Sometimes someone discovers a little undiscovered tributary, or does a really good job with something like Memento.
On the one hand, there is order to the space more than just "things happen, then they stop". On the other hand, like a good fractal, you really can't classify the whole space of stories with metaphorical rectangles on the diagram. No matter what rectangle you draw around romance, you're going to get every other genre mixed in at least a little bit, and so on for all the other things you can try to draw.
As one gets more experienced with stories, one's interest tends to "zoom in". A kid may be satisfied with a simple hero story. As you get older, the hero story itself may be of little interest, but you are more interested in the fractal bits within it; the quality of the characterization, twists, plays on expectation. Later you may find interest in underlying philosophical themes and so on. Or, you can miss these finer details and become exhausted with stories believing you've seen them all, which despite how it may sound like I'm characterizing it here, isn't necessarily the worst thing ever. There's all sorts of things in the world and you can't become master connoisseurs of them all.
You can make a really boring series of events interesting, but without a payoff it doesn’t feel like it’s worth it.
Example:
I woke up this morning really really early… I checked my charging Apple Watch and noticed it was 2:15. I got up and noticed how quiet it was… like incredibly quiet. I put on my shoes and walked toward the stairs, and it was eerie how little sound there was.
When I got to the bottom of the stairs, it was still even quieter.
—-
This is literally what happened this morning, but the mention of “quiet” puts a question in your head: why is the author mentioning how quiet it is!? Isn’t it always quiet at 2am??

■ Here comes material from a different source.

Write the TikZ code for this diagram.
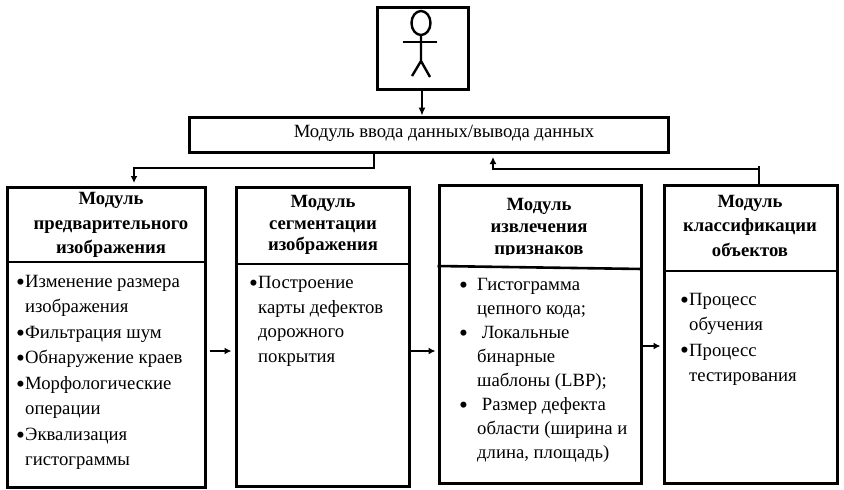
\documentclass[tikz,border=0pt]{standalone}
\usepackage{fontspec}
\setmainfont{Liberation Serif}
\usetikzlibrary{arrows.meta}
\newcommand{\bigbul}{\raisebox{-2.6pt}{\scalebox{1.35}{•}}}
\newcommand{\bul}{\makebox[9pt][l]{\bigbul}}
\newcommand{\widebul}{\makebox[18pt][l]{\bigbul}}
\newcommand{\ind}{\hspace*{9pt}}
\newcommand{\fs}[1]{\fontsize{18.7}{#1}\selectfont}
\tikzset{
  x=1pt,y=-1pt,
  frame/.style={draw=black,line width=3pt,fill=white,rectangle,inner sep=0pt},
  divider/.style={line width=2.6pt},
  head/.style={inner sep=0pt,align=center,font=\bfseries},
  body/.style={inner sep=0pt,align=left,anchor=north west},
  conn/.style={line width=2.1pt,-{Latex[length=7pt,width=7pt]}},
  stem/.style={line width=2.1pt},
  thin conn/.style={line width=1.2pt,-{Latex[length=8pt,width=7pt]}},
  figure line/.style={line width=2.4pt}
}
\begin{document}
\begin{tikzpicture}
\useasboundingbox (0,0) rectangle (844,490);
% boxes
\node[frame,minimum width=91pt,minimum height=82pt] (actor) at (422.5,48) {};
\node[frame,minimum width=479pt,minimum height=35pt] (io) at (428.5,134.5) {};
\node[frame,minimum width=198pt,minimum height=300pt] (b1) at (106,337) {};
\node[frame,minimum width=173pt,minimum height=299pt] (b2) at (322.5,336.5) {};
\node[frame,minimum width=202pt,minimum height=298pt] (b3) at (540,334) {};
\node[frame,minimum width=173pt,minimum height=298pt] (b4) at (750.5,334) {};
% dividers
\draw[divider] (b1.west |- 0,262) -- (b1.east |- 0,262);
\draw[divider] (b2.west |- 0,264) -- (b2.east |- 0,264);
\draw[divider] (b3.west |- 0,266) -- (b3.east |- 0,269);
\draw[divider] (b4.west |- 0,271) -- (b4.east |- 0,271);
% actor
\draw[figure line] (421,23) ellipse [x radius=9.5pt,y radius=12pt];
\draw[figure line] (403,42) -- (437,42);
\draw[figure line] (421,35) -- (421,61) -- (412,76);
\draw[figure line] (421,61) -- (430,77);
% text
\node[inner sep=0pt,font=\fs{20}] (iot) at (444,133.5) {Модуль ввода данных/вывода данных};
\node[head,font=\fs{24.5}\bfseries] (h1) at (111,225) {Модуль\\предварительного\\изображения};
\node[head,font=\fs{21.5}\bfseries] (h2) at (323,225) {Модуль\\сегментации\\изображения};
\begin{scope}
\clip (439,185) rectangle (641,254.5);
\node[head,font=\fs{22}\bfseries] (h3) at (539,228.5) {Модуль\\извлечения\\признаков};
\end{scope}
\node[head,font=\fs{24.5}\bfseries] (h4) at (750,225.5) {Модуль\\классификации\\объектов};
\node[body,font=\fs{25.5}] (t1) at (16,275) {\bul Изменение размера\\\ind изображения\\\bul Фильтрация шум\\\bul Обнаружение краев\\\bul Морфологические\\\ind операции\\\bul Эквализация\\\ind гистограммы};
\node[body,font=\fs{24.7}] (t2) at (249,276) {\bul Построение\\\ind карты дефектов\\\ind дорожного\\\ind покрытия};
\node[body,font=\fs{24}] (t3) at (459,278) {\widebul Гистограмма\\\hspace*{18pt}цепного кода;\\\widebul\ Локальные\\\hspace*{18pt}бинарные\\\hspace*{18pt}шаблоны (LBP);\\\widebul\ Размер дефекта\\\hspace*{18pt}области (ширина и\\\hspace*{18pt}длина, площадь)};
\node[body,font=\fs{25.3}] (t4) at (680,293) {\bul Процесс\\\ind обучения\\\bul Процесс\\\ind тестирования};
% connector helpers
\coordinate (y12) at (0,351);
\coordinate (y34) at (0,346);
\coordinate (x0) at (422,0);
\coordinate (x1) at (374,0);
\coordinate (l1) at (0,168);
\coordinate (x2) at (134,0);
\coordinate (x4) at (759,0);
\coordinate (x5) at (493,0);
\coordinate (l2) at (0,169);
\coordinate (top4) at (0,166);
% connectors
\draw[thin conn] (x0 |- actor.south) -- (x0 |- io.north);
\draw[conn,shorten >=2.5pt] (x1 |- io.south) -- (x1 |- l1) -- (x2 |- l1) -- (x2 |- b1.north);
\draw[stem] (x4 |- b4.north) -- (x4 |- top4);
\draw[conn,shorten >=3.5pt] (x4 |- l2) -- (x5 |- l2) -- (x5 |- io.south);
\draw[conn,shorten <=3pt,shorten >=3pt] (b1.east |- y12) -- (b2.west |- y12);
\draw[conn,shorten >=2pt] (b2.east |- y12) -- (b3.west |- y12);
\draw[conn,shorten >=2pt] (b3.east |- y34) -- (b4.west |- y34);
\end{tikzpicture}
\end{document}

That will get you to invest in the story and there’s no conflict. But then if the ending was “yeah it’s just always quiet” you wouldn’t have learned anything new, and there’s no reason to share / recommend / reread the story.
Basically this is why JJ abrahms movies are fun to watch until they’re over.

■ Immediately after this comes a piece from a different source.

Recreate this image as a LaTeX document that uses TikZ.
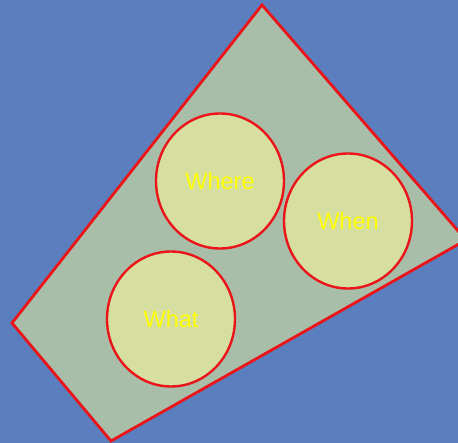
\documentclass[tikz,border=0pt]{standalone}
\usepackage{fontspec}
\setmainfont{Liberation Sans}
\usetikzlibrary{calc,shapes.geometric}

\definecolor{slideblue}{RGB}{91,127,190}
\definecolor{boardgreen}{RGB}{168,190,168}
\definecolor{discfill}{RGB}{214,222,160}
\definecolor{rimred}{RGB}{235,20,25}
\definecolor{wordyellow}{RGB}{255,255,0}

\tikzset{
  board/.style={draw=rimred,fill=boardgreen,line width=2.8pt,line join=miter},
  disc/.style={draw=rimred,fill=discfill,line width=2.4pt,ellipse,
    minimum width=128pt,minimum height=135pt,inner sep=0pt,
    text=wordyellow,font=\fontsize{23.5}{25}\selectfont}
}

\begin{document}
\begin{tikzpicture}[x=1pt,y=-1pt]
\useasboundingbox (0,0) rectangle (458,443);
\clip (0,0) rectangle (458,443);
\fill[slideblue] (0,0) rectangle (458,443);
% the tilted board
\coordinate (T) at (262,5);
  \coordinate (R) at (466,240);
  \coordinate (B) at (111,441);
  \coordinate (L) at (12,323);
  \draw[board] (T) -- (R) -- (B) -- (L) -- cycle;
% the three discs
  \node[disc] (where) at (220,181) {Where};
  \node[disc] (when) at ($(where)+(128,40)$) {When};
  \node[disc] (what) at ($(where)+(-49,138)$) {What};
\end{tikzpicture}
\end{document}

Your episode does have an implicit conflict, though, and it's precisely the one you're saying: you have set up an implicit conflict between your auditory perception and expectation.
(Actually, there's another implicit conflict in there which I would argue is perhaps even more important: why did you wake up so early, and why did you choose to go down the stairs instead of back to sleep?)
If you carried on this story though, without any conflict (note: I agree with sibling comment that there is actually implicit conflict between actual vs expectations), wouldn’t it be incredibly boring or lead to a “so why are you retelling this?” response?
Another way to explain it is that popular stories are a chain of buildups and payoffs for the reader. The core of it is that unlikeable characters get misfortune and likeable characters get fortune.
Amateur authors and stories based on real life events can break the mold. I think that's why both can be quite popular.
Every story? Now there's a false title. _Project Lawful_ for example has a sufficiently complex plot with enough opposed character perspectives that you'd have to really work to hammer it into this pigeonhole. Maybe one particular character arc could be said to have this structure.
More generally, any story that changes between character perspectives and evolves in who holds narrative force will have a hard time being analyzed this way.